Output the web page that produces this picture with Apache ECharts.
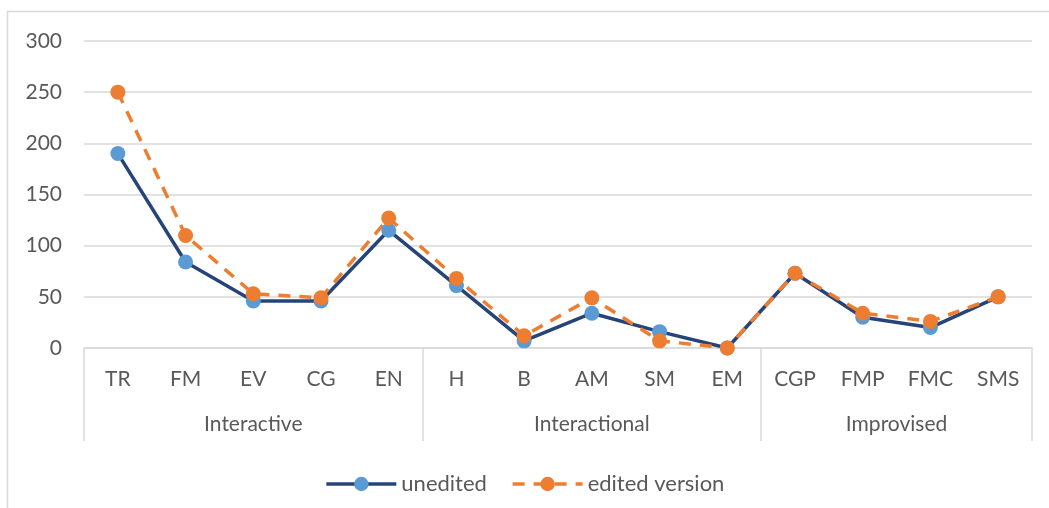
<!DOCTYPE html>
<html>
<head>
<meta charset="utf-8">
<script src="https://cdn.jsdelivr.net/npm/echarts@6/dist/echarts.min.js"></script>
<style>html,body{margin:0;padding:0;background:#fff;}#c{width:1049px;height:508px;}</style>
</head>
<body>
<div id="c"></div>
<script>
const categories = ['TR','FM','EV','CG','EN','H','B','AM','SM','EM','CGP','FMP','FMC','SMS'];
const groupNames = ['Interactive','Interactional','Improvised'];
const groupSizes = [5,5,4];
const unedited = [190,84,46,46,115,61,7,34,16,0,73,30,20,50];
const edited = [250,110,53,49,127,68,12,49,7,0,73,34,26,50];
const yTicks = [0,50,100,150,200,250,300];

const bounds = [0];
groupSizes.forEach(s => bounds.push(bounds[bounds.length-1] + s));
const centers = groupSizes.map((s,i) => bounds[i] + s/2);

const font = 'Lato, "Open Sans", sans-serif';
const fs = 21;
const chart = echarts.init(document.getElementById('c'));
chart.setOption({
  animation: false,
  backgroundColor: '#fff',
  graphic: [{
    type: 'rect', silent: true,
    shape: {x: 7.5, y: 11.5, width: 1100, height: 600},
    style: {fill: 'none', stroke: '#d9d9d9', lineWidth: 1.5}
  }],
  grid: {left: 84, right: 17, top: 41, bottom: 160},
  legend: {
    bottom: 8, left: 'center',
    itemWidth: 70, itemHeight: 18, itemGap: 24,
    lineStyle: {width: 3.5},
    textStyle: {fontFamily: font, fontSize: 22, color: '#595959'},
    data: ['unedited', 'edited version']
  },
  xAxis: [{
    type: 'category', data: categories, boundaryGap: true,
    axisLine: {lineStyle: {color: '#d9d9d9', width: 1.5}},
    axisTick: {show: false},
    axisLabel: {fontFamily: font, fontSize: fs, color: '#595959', margin: 21, interval: 0}
  }, {
    type: 'value', position: 'bottom', min: 0, max: categories.length,
    axisLine: {show: false},
    splitLine: {show: false},
    axisTick: {show: true, customValues: bounds, length: 93, lineStyle: {color: '#d9d9d9', width: 1.5}},
    axisLabel: {
      customValues: centers, margin: 66,
      fontFamily: font, fontSize: fs, color: '#595959',
      formatter: v => { const i = centers.indexOf(v); return i >= 0 ? groupNames[i] : ''; }
    }
  }],
  yAxis: {
    type: 'value', min: yTicks[0], max: yTicks[yTicks.length-1], interval: 50,
    axisLine: {show: false}, axisTick: {show: false},
    splitLine: {lineStyle: {color: '#d9d9d9', width: 1.5}},
    axisLabel: {fontFamily: font, fontSize: fs, color: '#595959', margin: 22}
  },
  series: [{
    name: 'unedited', type: 'line', data: unedited, xAxisIndex: 0,
    symbol: 'circle', symbolSize: 15,
    lineStyle: {color: '#264478', width: 3.5},
    itemStyle: {color: '#5B9BD5'}
  }, {
    name: 'edited version', type: 'line', data: edited, xAxisIndex: 0,
    symbol: 'circle', symbolSize: 15,
    lineStyle: {color: '#ED7D31', width: 3.5, type: [12, 9]},
    itemStyle: {color: '#ED7D31'}
  }]
});
</script>
</body>
</html>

______________________________

EXERCISE DETAILS:
Return all of the data exactly as written, and drop the pictures.

SOLUTION TO THIS PROBLEM:
Output the web page that produces this picture with Apache ECharts.
<!DOCTYPE html>
<html>
<head>
<meta charset="utf-8">
<script src="https://cdn.jsdelivr.net/npm/echarts@6/dist/echarts.min.js"></script>
<style>html,body{margin:0;padding:0;background:#fff;}#c{width:1049px;height:508px;}</style>
</head>
<body>
<div id="c"></div>
<script>
const categories = ['TR','FM','EV','CG','EN','H','B','AM','SM','EM','CGP','FMP','FMC','SMS'];
const groupNames = ['Interactive','Interactional','Improvised'];
const groupSizes = [5,5,4];
const unedited = [190,84,46,46,115,61,7,34,16,0,73,30,20,50];
const edited = [250,110,53,49,127,68,12,49,7,0,73,34,26,50];
const yTicks = [0,50,100,150,200,250,300];

const bounds = [0];
groupSizes.forEach(s => bounds.push(bounds[bounds.length-1] + s));
const centers = groupSizes.map((s,i) => bounds[i] + s/2);

const font = 'Lato, "Open Sans", sans-serif';
const fs = 21;
const chart = echarts.init(document.getElementById('c'));
chart.setOption({
  animation: false,
  backgroundColor: '#fff',
  graphic: [{
    type: 'rect', silent: true,
    shape: {x: 7.5, y: 11.5, width: 1100, height: 600},
    style: {fill: 'none', stroke: '#d9d9d9', lineWidth: 1.5}
  }],
  grid: {left: 84, right: 17, top: 41, bottom: 160},
  legend: {
    bottom: 8, left: 'center',
    itemWidth: 70, itemHeight: 18, itemGap: 24,
    lineStyle: {width: 3.5},
    textStyle: {fontFamily: font, fontSize: 22, color: '#595959'},
    data: ['unedited', 'edited version']
  },
  xAxis: [{
    type: 'category', data: categories, boundaryGap: true,
    axisLine: {lineStyle: {color: '#d9d9d9', width: 1.5}},
    axisTick: {show: false},
    axisLabel: {fontFamily: font, fontSize: fs, color: '#595959', margin: 21, interval: 0}
  }, {
    type: 'value', position: 'bottom', min: 0, max: categories.length,
    axisLine: {show: false},
    splitLine: {show: false},
    axisTick: {show: true, customValues: bounds, length: 93, lineStyle: {color: '#d9d9d9', width: 1.5}},
    axisLabel: {
      customValues: centers, margin: 66,
      fontFamily: font, fontSize: fs, color: '#595959',
      formatter: v => { const i = centers.indexOf(v); return i >= 0 ? groupNames[i] : ''; }
    }
  }],
  yAxis: {
    type: 'value', min: yTicks[0], max: yTicks[yTicks.length-1], interval: 50,
    axisLine: {show: false}, axisTick: {show: false},
    splitLine: {lineStyle: {color: '#d9d9d9', width: 1.5}},
    axisLabel: {fontFamily: font, fontSize: fs, color: '#595959', margin: 22}
  },
  series: [{
    name: 'unedited', type: 'line', data: unedited, xAxisIndex: 0,
    symbol: 'circle', symbolSize: 15,
    lineStyle: {color: '#264478', width: 3.5},
    itemStyle: {color: '#5B9BD5'}
  }, {
    name: 'edited version', type: 'line', data: edited, xAxisIndex: 0,
    symbol: 'circle', symbolSize: 15,
    lineStyle: {color: '#ED7D31', width: 3.5, type: [12, 9]},
    itemStyle: {color: '#ED7D31'}
  }]
});
</script>
</body>
</html>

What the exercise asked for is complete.